Крови было немного, обошлось без тяжелых последствий, и через три дня меня выпустили на волю. А вот моя правая рука по-прежнему была лишена свободы и, согнутая локте, прижималась к телу. Правда, бинты заменили бандажом, именуемым «дезо». Освободить руку пообещали через пять недель, если всё будет в порядке.
И я ждал этого дня с нетерпением. Треклятое «дезо» быстро осточертело – рука в нём уставала, да и жизнь однорукого даже воле приносит мало радости и много неудобств.
Увы, через пять недель рентген показал, что кости ещё не срослись, а потому срок продлили на девять дней. Была надежда, что Новый год я встречу двуруким, но и она не сбылась. Пришлось ждать ещё две недели.
И только 12 января наступил, казалось бы, счастливый день. Травматолог, посмотрев на снимок, сказал, что «дезо» можно снять. Я облегченно вздохнул, но врач тут же спустил меня с небес на землю: «Сейчас у вас наступает самый трудный период». Я парировал: «Зато я выхожу на финишную прямую». «А вот она-то самая тяжёлая», – «успокоил» ангел в белом халате.
По пути домой мне вспомнили строчки из двух песен: «Последний бой он трудный самый» (Михаил Ножкин, к/ф «Освобождение») и «Суровые годы проходят Борьбы за свободу страны! За ними другие приходят – Они будут тоже трудны» (хор Швондера из «Собачьего сердца»). Прошли суровые две недели в больнице, но пришли два месяца однорукой жизни. А вот теперь…
Травматолог оказался прав. Рука, два с половиной месяца пребывавшая узником чёртого «дезо», отказывалась разгибаться в локте, болела и не желала подниматься вверх выше уровня колена. Какие я должен делать упражнения, дабы восстановить утраченную гибкость, мне толком не сказали, но помог интернет.

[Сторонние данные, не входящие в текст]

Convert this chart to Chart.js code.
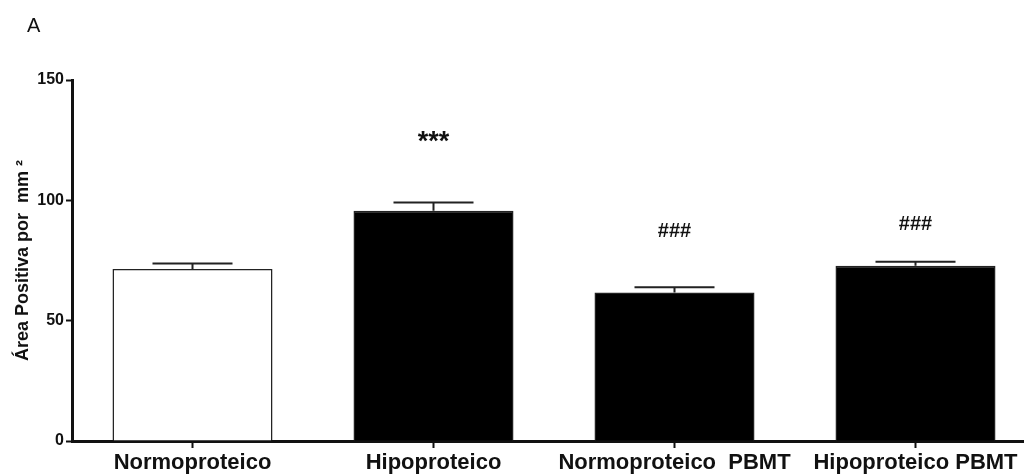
<!DOCTYPE html>
<html><head><meta charset="utf-8">
<script src="https://cdn.jsdelivr.net/npm/chart.js@4/dist/chart.umd.min.js"></script>
<style>
html,body{margin:0;padding:0;background:#fff;overflow:hidden;width:1024px;height:475px;}
#wrap{position:absolute;left:0;top:0;width:1036px;height:475px;}
#panel{position:absolute;left:27px;top:14px;font:20px "Liberation Sans",Arial,sans-serif;color:#111;}
</style></head><body>
<div id="wrap"><canvas id="c" width="1036" height="475"></canvas></div>
<div id="panel">A</div>
<script>
const categories = ["Normoproteico", "Hipoproteico", "Normoproteico  PBMT", "Hipoproteico PBMT"];
const means = [71.5, 95.7, 61.7, 72.8];
const sem = [2.3, 3.4, 2.2, 1.7];
const marks = ["", "***", "###", "###"];
const markLevels = [null, 126, 87, 90];
const yTicks = [0, 50, 100, 150];
const fills = ["#ffffff", "#000000", "#000000", "#000000"];

const errPlugin = {
  id: 'err',
  afterDatasetsDraw(chart) {
    const ctx = chart.ctx, y = chart.scales.y;
    const meta = chart.getDatasetMeta(0);
    ctx.save();
    meta.data.forEach((bar, i) => {
      const x = bar.x;
      const top = y.getPixelForValue(means[i] + sem[i]);
      const base = y.getPixelForValue(means[i]);
      const half = bar.width * 0.25;
      ctx.strokeStyle = '#222';
      ctx.lineWidth = 2;
      ctx.beginPath();
      ctx.moveTo(x, base); ctx.lineTo(x, top);
      ctx.moveTo(x - half, top); ctx.lineTo(x + half, top);
      ctx.stroke();
      if (marks[i]) {
        const ty = y.getPixelForValue(markLevels[i]);
        ctx.fillStyle = '#111';
        ctx.textAlign = 'center'; ctx.textBaseline = 'middle';
        ctx.font = marks[i] === '***' ? 'bold 27px "Liberation Sans", Arial' : 'bold 20px "Liberation Sans", Arial';
        ctx.fillText(marks[i], x, marks[i] === '***' ? ty + 5 : ty);
      }
    });
    ctx.restore();
  }
};

new Chart(document.getElementById('c'), {
  type: 'bar',
  data: {
    labels: categories,
    datasets: [{
      data: means,
      backgroundColor: fills,
      borderColor: '#222',
      borderWidth: 1.5,
      borderSkipped: 'bottom',
      barPercentage: 0.664,
      categoryPercentage: 1.0
    }]
  },
  options: {
    responsive: false,
    animation: false,
    layout: { padding: { top: 80, right: 0, left: 0, bottom: 0 } },
    plugins: { legend: { display: false }, tooltip: { enabled: false } },
    scales: {
      x: {
        offset: true,
        grid: { display: true, drawOnChartArea: false, tickLength: 7, tickWidth: 2, tickColor: '#111', offset: false },
        border: { display: true, color: '#111', width: 3 },
        ticks: { color: '#111', font: { family: '"Liberation Sans", Arial', size: 22, weight: 'bold' }, padding: 2, maxRotation: 0, autoSkip: false },
        afterFit(s) { s.height = 34; }
      },
      y: {
        min: 0, max: 150,
        afterBuildTicks(s) { s.ticks = yTicks.map(v => ({ value: v })); },
        grid: { display: true, drawOnChartArea: false, tickLength: 6, tickWidth: 2, tickColor: '#111' },
        border: { display: true, color: '#111', width: 3 },
        ticks: { color: '#111', font: { family: '"Liberation Sans", Arial', size: 16, weight: 'bold' }, padding: 2 },
        title: { display: true, text: 'Área Positiva por  mm ²', color: '#111', font: { family: '"Liberation Sans", Arial', size: 18, weight: 'bold' }, padding: { top: 12, bottom: 0 } },
        afterFit(s) { s.width = 72; }
      }
    }
  },
  plugins: [errPlugin]
});
</script>
</body></html>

Теперь я тренируюсь по несколько раз в день, и результат уже есть. Я могу правой рукой дотянуться до лба, чистить зубы и даже открывать верхний дверной замок. А, значит, где-то там вдали поблёскивает финишная ленточка, после которой я смогу снова ходить в бассейн и водить машину.
…Став пенсионером, я объявил войну старости. И порой мне казалось, что побеждаю: плаваю в бассейне, как и 15 лет назад, виски не слишком посеребрились сединой, да и как мужчина я ещё ничего себе. Но старость время от времени обстреливает меня из тяжёлых орудий. Пять раз я был серьёзно ранен, но благодаря врачам и современной медицине, выстоял.
Знаю, старость когда-нибудь победит. Но я буду отстреливаться до последнего патрона.